The translation in this case will be accurate, since for each word in the Domain of one language, we generate an Image (meaning) which is also the Image of a word in the Domain of another language. Thus, if the word is the “code” that the language uses to define the meaning, we can say that for both languages, these L words are equal to less than the “code” used as a label, for example:
português → quadrado → □ ← square ← inglês
However, the mess of machine translations between X and Y is the result of M-L or N-L words. For if an Image of the Domain of the words of language X does not have an Image associated with language Y, then it is necessary to combine two or more words-meanings of language Y to be equivalent to the word-meaning of language X, for example:
português → anteontem || day before yesterday ← inglês
Back in the sense of Domain and Image, we will call D (xi) the Domain of a word of the language X, I(xi) the Image of a word of the language X, I(yj) a Image of a word of the language Y, and D(yj) the Domain of a word of the language Y. Thus, for a first translation we will have:
D(x0) = I(x0) = I(y1) + I(y2) + … + I(yN) = D(y1) + D(y2) + … + D(yN).
(Pt) anteontem → (En) day before yesterday → (Pt) dia antes de ontem
Thus, if any of the N meanings of the Image of language Y, is not among the L common words of the two languages, for example the Image of the word yk, we will have in the reverse process of translation from language Y to language X the following structure:
D(y1) + D(y2) + … + D(yk) + … + D(yN) =
= I(y1) + I(y2) + … I(yk) + … + I(yN) =
= I(x1) + I(x2) + … I(xk1) + I(xk2) +… + I(xkN) + … + I(xN) = D(x1) + D(x2) + … D(xk1) + D(xk2) +… + D(xkN) + … + D(yN).

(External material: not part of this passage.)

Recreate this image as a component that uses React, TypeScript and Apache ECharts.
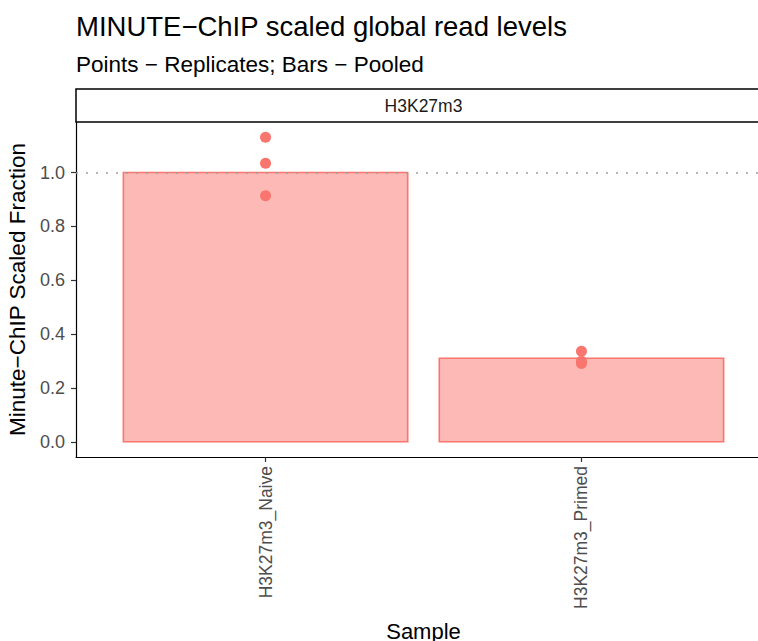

In this way, for each word-meaning that does not present the same Image in the Domain of that language, we generate in translation at least two other words with the intention of explaining its meaning. But if one of these words that explains the meaning, does not present the same Image in the Domain of the other language, to reverse the translation, we will generate at least two other words that explain its meanings. The process goes on in that machine translation mess in which we blame the innocent software.
Now let’s do an experiment that demonstrates how these messy translations can be used to avoid getting caught in similarity detectors even when copying the little friend’s text. We will do this with the text of our little friend William Shakespeare, take six verses from a well-known text, “to be or not to be”.
To be, or not to be, that is the question:
Whether ’tis nobler in the mind to suffer
The slings and arrows of outrageous fortune,
Or to take arms against a sea of troubles
And by opposing end them. To die—to sleep,
No more; and by a sleep to say we end (William Shakespeare).
Now let’s move it to Portuguese and then back to English.
To be or not to be, that’s the question:
If it is nobler in the mind to suffer
The slings and arrows of outrageous fortune,
Or to take up arms against a sea of troubles
And as opposed to finish them. To die – to sleep,
No longer; and for a sleep to say that we broke up (probably from William Shakespeare)
A relatively simple process, but the bold and underlined words have been changed from the initial text. Now a slightly bolder experiment. We will pass the original text from English → French → Greek → Russian → Japanese → Swahili → Hungarian → English, and with this we arrive at the following result that we marked in bold and underlined the parts that were changed:
The question is, are there:
Be gentle with bitter ghosts
Fantastic site and arrows
Or his hand against the sea in question
On the contrary, it is complete. Die-bed
She no longer sleeps. (unknown author)
Reading the text, we realize that it is very different from the original, in fact it is another text. But in a sense it is related to that initial and the most incredible thing is that it was generated in a fully automatic way. In fact, this process distorts the original text enough to partially preserve its meaning while making the new text original.